Success has always required support and backing from an organized political party or group (Domestic or Foreign, and usually outlawed by the regime they displace) and or the Army. In most cases, the Army must be tolerant and at least stand aside, if not actually engaged in the overthrow.
Whatever the successes of whoever succeeds in the primary “revolution,” there is also the too often recurring fact that it has always been the counter-revolutionaries who have won and prevailed in the end.
I think the Army is the biggest deciding factor in the success of revolutions or coups. The ones with the most guns win! All other arguments are trumped by the muzzle of a gun! Mao was right in that respect!
In the interim, Baradei and The Brotherhood seem to be the popular and “best” choices that would reflect the will and promote the welfare of the people and “democracy,” or as much of it as Egypt is prepared to deal with. But, both of them are unpalatable to Israel and the US as being too popular or “democratic,” so neither of them stands much of a chance.
They simply do not have sufficient guns, unless the army decides to throw them in with them, which is not too likely. The Egyptian Officer Corps has had too long and too close an association with the IDF and the US Army to abandon a good and profitable thing when they see it.
I’ve seen many nice hopeful photos, But, the reality of Tahrir Square is this one, the ultimate deciding factor of what will happen. It all depends on what those guys standing around on that tank are told to do, and to whom to do it!
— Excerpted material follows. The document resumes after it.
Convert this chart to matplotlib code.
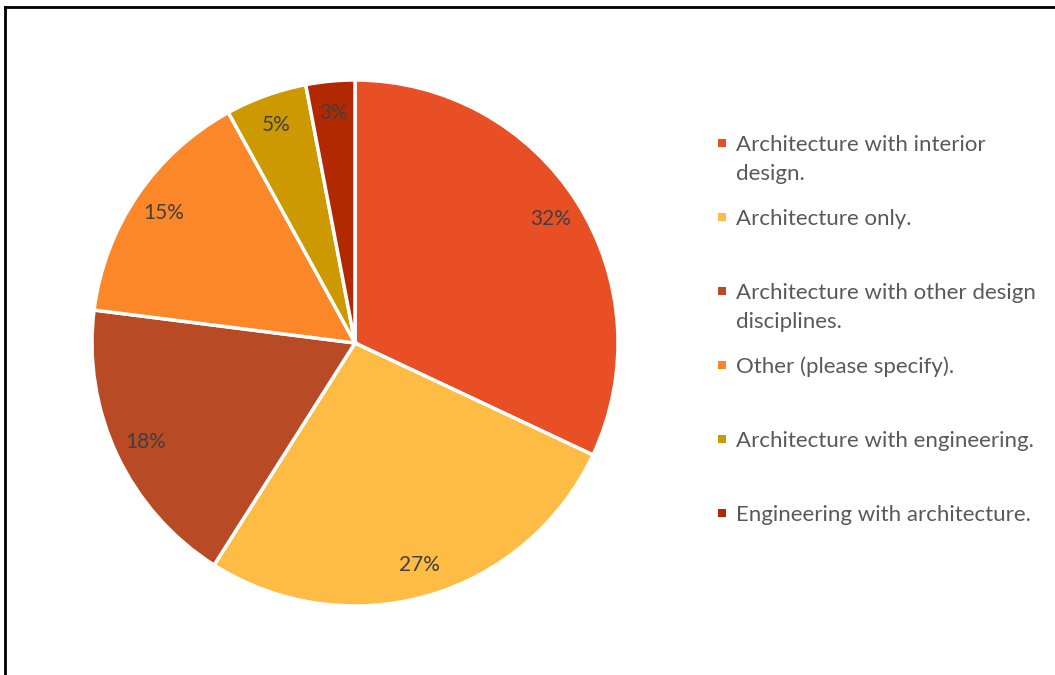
import numpy as np
import matplotlib.pyplot as plt
from matplotlib.patches import Rectangle
from matplotlib.lines import Line2D

labels = ['Architecture with interior\ndesign.',
          'Architecture only.',
          'Architecture with other design\ndisciplines.',
          'Other (please specify).',
          'Architecture with engineering.',
          'Engineering with architecture.']
shares = [32, 27, 18, 15, 5, 3]
colors = ['#E94F24', '#FFBC45', '#B84A26', '#FC8728', '#CC9900', '#B22800']

W, H = 1055, 675
fig = plt.figure(figsize=(W / 100, H / 100), dpi=100)
plt.rcParams['font.family'] = ['Lato', 'DejaVu Sans']

# pie centred at (355, 343) px, radius 263 px
cx, cy, r = 355, 343, 263
ax = fig.add_axes([(cx - r) / W, 1 - (cy + r) / H, 2 * r / W, 2 * r / H])
wedges, texts = ax.pie(shares, colors=colors, startangle=90, counterclock=False,
                       radius=1, wedgeprops=dict(edgecolor='white', linewidth=2.5))
ax.set_xlim(-1, 1)
ax.set_ylim(-1, 1)
ax.set_aspect('equal')
ax.axis('off')

# percentage labels inside the slices
start = 90
for w, v in zip(wedges, shares):
    mid = np.deg2rad(start - v * 3.6 / 2)
    start -= v * 3.6
    ax.text(0.88 * np.cos(mid), 0.88 * np.sin(mid), f'{v}%', ha='center', va='center',
            fontsize=15, color='#404040')

# legend on the right, one slot of 74 px per entry
for i, (lab, col) in enumerate(zip(labels, colors)):
    ytop = 143 + 74 * i
    fig.patches.append(Rectangle((718 / W, 1 - (ytop + 4) / H), 8 / W, 8 / H,
                                 transform=fig.transFigure, facecolor=col, edgecolor='none'))
    for j, line in enumerate(lab.split('\n')):
        fig.text(736 / W, 1 - (ytop + 29 * j) / H, line, ha='left', va='center_baseline',
                 fontsize=16, color='#595959')

# frame
fig.add_artist(Line2D([5 / W, 5 / W], [0, 1 - 7 / H], color='black', lw=2, transform=fig.transFigure))
fig.add_artist(Line2D([5 / W, 1], [1 - 7 / H, 1 - 7 / H], color='black', lw=2, transform=fig.transFigure))

fig.savefig('out.png', dpi=100)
In the 20th century, I think this person is right. But hold on! This is the Facebook 21st century! Not so fast…….
What strikes me most strongly is that this Tunisian, now Egyptian event is part of a bigger grander major shift in global political tectonics. This Facebook generation of Eqyptians is nothing like the past. They speak and quote Martin Luther King and seek American-style freedom and liberty. Many speak English and want to live in the global world. Yet our own US Government seems stuck between the 20th and 21st century, between what was and what is to come and it’s starting to look like we are missing the history boat. Maybe we are on the wrong side of history? Maybe the future is here and we can’t see it through our 20th-century eyes.
Granted it was President Obama actually set this in motion with his Democracy speech in Cairo in 2009, which, by the way, most people have seemed to forget or fail to see the connection to what is going on now in the Middle East. I give him credit for this paradigm and shift and when all is said and done, I suspect, he will have finally earned his 2008 Nobel Peace Prize. Having said that, at this time, the struggle in the beltway is on. The fight between the old and new is raging. Who will win? Who will rise to the occasion? Are we ready for democracy and freedom for all people? Are we still going to embrace a “just us” and ‘not them” as long as we get our cheap oil?
Where are we going to stand in the annals of history? Bring it on!